Genre: Drama, Musical
Directed by: Hugo Salvaterra
Starring: Clemente Chimuco, Eliane da Silva, Claudia Pucuta
Release Date: TBD – Premiered at 55th International Film Festival Rotterdam
Platform: TBD
Star Rating: 3.5/5
By Bryce Payne
“What do you feel when the pen touches the paper… freedom.”
Art’s an escape, a way to push back against the grind of daily life and the weight society puts on us. That idea sits at the core of MY SEMBA, the latest film from Hugo Salvaterra, which premiered at the 55th International Film Festival Rotterdam. Set in Luanda, the film follows three siblings trying to find their footing, in a city that feels as overwhelming as it does alive. From the jump, it’s clear this isn’t a conventional character drama but something more fluid, more expressive, and at times more challenging.
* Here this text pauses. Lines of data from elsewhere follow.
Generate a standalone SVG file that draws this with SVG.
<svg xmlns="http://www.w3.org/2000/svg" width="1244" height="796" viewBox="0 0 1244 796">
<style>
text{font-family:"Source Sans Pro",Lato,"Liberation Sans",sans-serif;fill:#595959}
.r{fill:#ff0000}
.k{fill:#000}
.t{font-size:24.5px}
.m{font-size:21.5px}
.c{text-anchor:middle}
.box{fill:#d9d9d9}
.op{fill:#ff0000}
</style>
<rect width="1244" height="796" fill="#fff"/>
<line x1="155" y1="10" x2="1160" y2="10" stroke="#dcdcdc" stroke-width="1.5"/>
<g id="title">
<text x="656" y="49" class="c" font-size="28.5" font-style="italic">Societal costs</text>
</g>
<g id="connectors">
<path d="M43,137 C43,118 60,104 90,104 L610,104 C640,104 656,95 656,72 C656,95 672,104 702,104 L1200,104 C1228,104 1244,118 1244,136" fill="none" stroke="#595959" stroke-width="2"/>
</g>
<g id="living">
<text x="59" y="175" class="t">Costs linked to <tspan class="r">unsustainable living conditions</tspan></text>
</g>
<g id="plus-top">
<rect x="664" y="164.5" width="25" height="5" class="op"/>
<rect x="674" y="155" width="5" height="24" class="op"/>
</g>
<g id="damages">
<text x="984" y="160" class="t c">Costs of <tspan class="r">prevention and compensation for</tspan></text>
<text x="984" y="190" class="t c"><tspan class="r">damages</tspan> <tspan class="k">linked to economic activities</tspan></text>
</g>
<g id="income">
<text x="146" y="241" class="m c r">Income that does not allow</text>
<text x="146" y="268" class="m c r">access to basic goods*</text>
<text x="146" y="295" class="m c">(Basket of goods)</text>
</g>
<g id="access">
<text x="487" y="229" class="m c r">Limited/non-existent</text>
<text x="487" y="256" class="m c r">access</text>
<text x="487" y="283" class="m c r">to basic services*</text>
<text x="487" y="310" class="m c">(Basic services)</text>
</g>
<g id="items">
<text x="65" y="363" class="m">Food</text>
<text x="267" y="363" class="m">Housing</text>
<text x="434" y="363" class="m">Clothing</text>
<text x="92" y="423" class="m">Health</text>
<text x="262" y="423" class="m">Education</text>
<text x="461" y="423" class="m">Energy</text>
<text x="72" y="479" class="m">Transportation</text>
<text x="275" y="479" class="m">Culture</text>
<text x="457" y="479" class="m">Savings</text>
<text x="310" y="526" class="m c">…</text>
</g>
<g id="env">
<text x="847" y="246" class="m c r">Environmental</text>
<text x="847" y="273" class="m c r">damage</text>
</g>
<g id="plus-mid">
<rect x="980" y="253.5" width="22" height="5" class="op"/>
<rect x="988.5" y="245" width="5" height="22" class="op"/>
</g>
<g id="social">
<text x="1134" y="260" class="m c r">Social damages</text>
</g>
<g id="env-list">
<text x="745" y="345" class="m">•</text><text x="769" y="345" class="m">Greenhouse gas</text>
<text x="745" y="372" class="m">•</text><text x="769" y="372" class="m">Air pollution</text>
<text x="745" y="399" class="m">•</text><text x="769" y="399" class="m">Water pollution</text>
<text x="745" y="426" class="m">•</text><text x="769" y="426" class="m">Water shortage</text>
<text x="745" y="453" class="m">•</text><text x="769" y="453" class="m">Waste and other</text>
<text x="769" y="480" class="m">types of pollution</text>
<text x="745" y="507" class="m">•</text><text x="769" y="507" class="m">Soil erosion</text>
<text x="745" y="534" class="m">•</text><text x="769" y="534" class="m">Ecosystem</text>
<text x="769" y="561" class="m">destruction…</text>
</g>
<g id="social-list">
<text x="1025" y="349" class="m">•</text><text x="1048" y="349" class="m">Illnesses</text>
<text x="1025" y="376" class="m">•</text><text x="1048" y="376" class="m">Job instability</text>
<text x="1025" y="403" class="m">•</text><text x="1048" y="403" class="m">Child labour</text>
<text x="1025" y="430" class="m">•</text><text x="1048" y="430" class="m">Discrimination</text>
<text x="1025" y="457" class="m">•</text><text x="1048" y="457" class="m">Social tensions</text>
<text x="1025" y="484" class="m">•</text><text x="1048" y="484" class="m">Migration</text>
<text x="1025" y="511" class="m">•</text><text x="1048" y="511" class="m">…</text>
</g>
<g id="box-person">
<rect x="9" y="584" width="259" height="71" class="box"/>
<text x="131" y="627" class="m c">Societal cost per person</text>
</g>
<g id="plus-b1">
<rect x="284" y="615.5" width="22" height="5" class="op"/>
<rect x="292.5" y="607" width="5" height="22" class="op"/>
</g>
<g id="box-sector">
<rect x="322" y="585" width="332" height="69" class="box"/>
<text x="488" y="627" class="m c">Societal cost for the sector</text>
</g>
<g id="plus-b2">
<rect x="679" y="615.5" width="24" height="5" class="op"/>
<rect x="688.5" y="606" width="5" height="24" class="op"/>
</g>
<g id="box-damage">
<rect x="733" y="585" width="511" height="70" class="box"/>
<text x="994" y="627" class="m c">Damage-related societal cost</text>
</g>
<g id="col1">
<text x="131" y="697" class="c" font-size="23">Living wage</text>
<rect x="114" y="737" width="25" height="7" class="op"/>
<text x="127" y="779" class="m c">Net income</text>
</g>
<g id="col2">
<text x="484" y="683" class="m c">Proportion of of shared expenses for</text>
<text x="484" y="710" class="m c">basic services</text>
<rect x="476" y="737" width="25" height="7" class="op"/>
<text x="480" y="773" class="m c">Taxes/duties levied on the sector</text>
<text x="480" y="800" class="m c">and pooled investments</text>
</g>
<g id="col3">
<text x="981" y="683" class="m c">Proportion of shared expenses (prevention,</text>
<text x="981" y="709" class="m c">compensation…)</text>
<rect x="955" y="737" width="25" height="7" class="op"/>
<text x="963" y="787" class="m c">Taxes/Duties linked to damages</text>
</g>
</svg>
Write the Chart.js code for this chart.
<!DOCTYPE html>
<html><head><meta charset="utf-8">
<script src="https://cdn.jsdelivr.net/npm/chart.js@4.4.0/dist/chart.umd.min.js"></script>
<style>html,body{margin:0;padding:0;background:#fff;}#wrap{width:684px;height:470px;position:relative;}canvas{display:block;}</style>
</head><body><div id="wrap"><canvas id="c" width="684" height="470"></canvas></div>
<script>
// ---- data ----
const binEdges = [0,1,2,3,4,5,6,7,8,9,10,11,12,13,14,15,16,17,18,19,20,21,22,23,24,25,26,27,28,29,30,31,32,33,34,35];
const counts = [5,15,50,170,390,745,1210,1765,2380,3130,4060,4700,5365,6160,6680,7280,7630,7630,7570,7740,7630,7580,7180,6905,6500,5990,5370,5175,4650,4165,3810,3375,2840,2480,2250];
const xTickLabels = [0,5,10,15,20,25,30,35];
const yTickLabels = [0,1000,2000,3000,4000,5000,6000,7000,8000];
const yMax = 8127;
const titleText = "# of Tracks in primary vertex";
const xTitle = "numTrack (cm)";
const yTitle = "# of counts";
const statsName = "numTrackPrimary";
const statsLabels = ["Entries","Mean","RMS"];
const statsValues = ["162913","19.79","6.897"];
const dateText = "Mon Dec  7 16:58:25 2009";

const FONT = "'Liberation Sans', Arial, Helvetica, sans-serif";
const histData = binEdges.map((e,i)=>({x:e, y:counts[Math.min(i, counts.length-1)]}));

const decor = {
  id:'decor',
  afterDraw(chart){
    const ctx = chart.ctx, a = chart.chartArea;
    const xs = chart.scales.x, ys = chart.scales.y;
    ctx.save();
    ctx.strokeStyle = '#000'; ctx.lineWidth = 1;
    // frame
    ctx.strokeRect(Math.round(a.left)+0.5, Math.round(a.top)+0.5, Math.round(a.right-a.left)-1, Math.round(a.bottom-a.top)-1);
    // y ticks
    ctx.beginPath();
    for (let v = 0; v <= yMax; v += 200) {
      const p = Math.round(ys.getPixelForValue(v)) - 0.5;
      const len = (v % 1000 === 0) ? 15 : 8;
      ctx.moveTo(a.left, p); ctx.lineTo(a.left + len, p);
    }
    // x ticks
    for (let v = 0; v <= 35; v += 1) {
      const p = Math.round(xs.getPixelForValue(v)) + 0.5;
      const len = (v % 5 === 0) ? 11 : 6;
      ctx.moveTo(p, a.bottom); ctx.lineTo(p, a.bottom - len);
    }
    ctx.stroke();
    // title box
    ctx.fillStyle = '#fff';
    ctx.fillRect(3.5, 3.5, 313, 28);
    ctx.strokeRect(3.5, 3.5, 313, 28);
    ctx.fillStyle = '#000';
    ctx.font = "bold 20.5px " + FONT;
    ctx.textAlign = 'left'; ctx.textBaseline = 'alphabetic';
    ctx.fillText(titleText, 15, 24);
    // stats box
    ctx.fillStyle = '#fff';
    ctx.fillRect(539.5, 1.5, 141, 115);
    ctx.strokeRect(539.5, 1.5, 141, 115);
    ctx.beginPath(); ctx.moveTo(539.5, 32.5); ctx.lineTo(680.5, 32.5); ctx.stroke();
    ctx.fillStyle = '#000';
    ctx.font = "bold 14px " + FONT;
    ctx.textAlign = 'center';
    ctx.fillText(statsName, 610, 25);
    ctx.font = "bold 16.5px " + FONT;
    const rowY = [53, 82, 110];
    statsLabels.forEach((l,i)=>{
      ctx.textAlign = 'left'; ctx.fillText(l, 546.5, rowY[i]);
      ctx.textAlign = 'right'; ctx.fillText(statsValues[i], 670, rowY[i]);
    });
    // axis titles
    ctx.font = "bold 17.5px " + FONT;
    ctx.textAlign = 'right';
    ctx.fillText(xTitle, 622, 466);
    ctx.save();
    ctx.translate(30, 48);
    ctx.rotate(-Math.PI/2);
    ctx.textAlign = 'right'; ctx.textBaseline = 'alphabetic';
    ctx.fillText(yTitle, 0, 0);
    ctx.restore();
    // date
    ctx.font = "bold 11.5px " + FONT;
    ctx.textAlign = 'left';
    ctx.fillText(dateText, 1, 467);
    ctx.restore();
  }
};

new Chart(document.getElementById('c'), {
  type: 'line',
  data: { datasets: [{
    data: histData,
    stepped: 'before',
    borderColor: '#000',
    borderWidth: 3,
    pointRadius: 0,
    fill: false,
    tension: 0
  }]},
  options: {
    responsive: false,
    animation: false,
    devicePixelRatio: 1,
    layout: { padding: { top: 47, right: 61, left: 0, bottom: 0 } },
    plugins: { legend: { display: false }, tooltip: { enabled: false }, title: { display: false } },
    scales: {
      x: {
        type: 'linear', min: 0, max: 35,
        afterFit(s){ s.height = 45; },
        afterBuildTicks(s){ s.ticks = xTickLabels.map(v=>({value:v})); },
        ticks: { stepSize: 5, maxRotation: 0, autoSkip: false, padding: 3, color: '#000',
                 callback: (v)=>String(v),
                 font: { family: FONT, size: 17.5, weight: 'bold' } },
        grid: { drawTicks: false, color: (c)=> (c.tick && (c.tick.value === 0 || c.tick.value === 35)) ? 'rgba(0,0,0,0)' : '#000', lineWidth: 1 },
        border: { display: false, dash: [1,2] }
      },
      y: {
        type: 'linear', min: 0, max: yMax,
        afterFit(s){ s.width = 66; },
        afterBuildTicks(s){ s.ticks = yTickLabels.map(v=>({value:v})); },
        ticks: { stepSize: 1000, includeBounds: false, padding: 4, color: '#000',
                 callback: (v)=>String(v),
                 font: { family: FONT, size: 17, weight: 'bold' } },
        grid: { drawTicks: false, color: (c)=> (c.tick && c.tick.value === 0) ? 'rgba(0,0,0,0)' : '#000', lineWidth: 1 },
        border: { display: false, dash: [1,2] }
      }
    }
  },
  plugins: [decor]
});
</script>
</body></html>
Raised in an orphanage, X, Lele, and Maria move through life carrying different burdens but sharing the same sense of suffocation. Each turns to art, in their own way, using it as both an outlet and a means of survival. The film structures their journeys in an almost anthology-like fashion. The story separates their paths, constantly drawing thematic parallels and leading them back together for conversations and comparisons on their ideologies.
X stands at the center. As a young albino man, he’s already pushed to the margins before he even speaks. His struggle lies between faith and expression, but it’s through poetry that he finds his voice. Moving through Luanda’s underground slam scene, his words hit with a mix of personal reflection and political urgency. His performances don’t just tell you who he is, they show you how he sees the world around him. There’s a quiet belief running through his arc that words can actually shift something, even if that change starts small.
Lele, on the other hand, spirals in the opposite direction. Losing his faith, he gravitates toward the city’s criminal underbelly, convinced that the only way forward is to take what hasn’t been given. His worldview clashes hard with both X and the priest who once grounded him, leading to confrontations that carry real emotional weight. Where X looks inward and upward, Lele lashes outward, and that tension becomes one of the film’s strongest throughlines.
Maria’s story is more restrained but just as impactful. Working as a maid at a high end hotel, she’s constantly diminished by the people around her. Her gender, her job, her place in the social hierarchy all become tools used against her. She’s told how to present herself, how to behave, and forced to endure a steady stream of disrespect that builds into something quietly devastating. Her arc doesn’t explode, it simmers.
What ties all three together is art. Whether it’s spoken word, movement, or even the act of preparing food, there’s a shared need to create, to express, and to reclaim some sense of identity. The first hour of MY SEMBA really leans into this, giving each character room to breathe, while building towards something larger. The music plays a huge role here, pulling everything together with an almost hypnotic rhythm. It blurs the line between performance and reality, making the city itself feel like part of the composition.
As the film moves forward, the narrative starts to loosen, leaning harder into its vignette-like structure. Certain threads feel rushed or pushed aside, in favor of the next poetic sequence, and you can feel the film stretching to hold all its ideas at once. Still, that rawness works in its favor more often than not. Luanda comes alive through these fragmented moments, filled with faces and spaces that feel lived in, creating a vivid portrait of both repression and resilience.
Ultimately, MY SEMBA plays like an audiovisual manifesto, where expression takes priority over clean storytelling. It’s less concerned with tying everything together neatly, and more focused on letting its voices be heard. That approach gives the film a distinct identity, even when it risks losing narrative clarity along the way.
MY SEMBA is messy, passionate, and deeply personal. It won’t connect with everyone, especially those looking for a more traditional structure, but there’s no denying the energy behind it. Salvaterra crafts something that feels urgent and alive, a film that speaks as much through rhythm and imagery as it does through story. It’s an experience that lingers, even when its edges feel rough.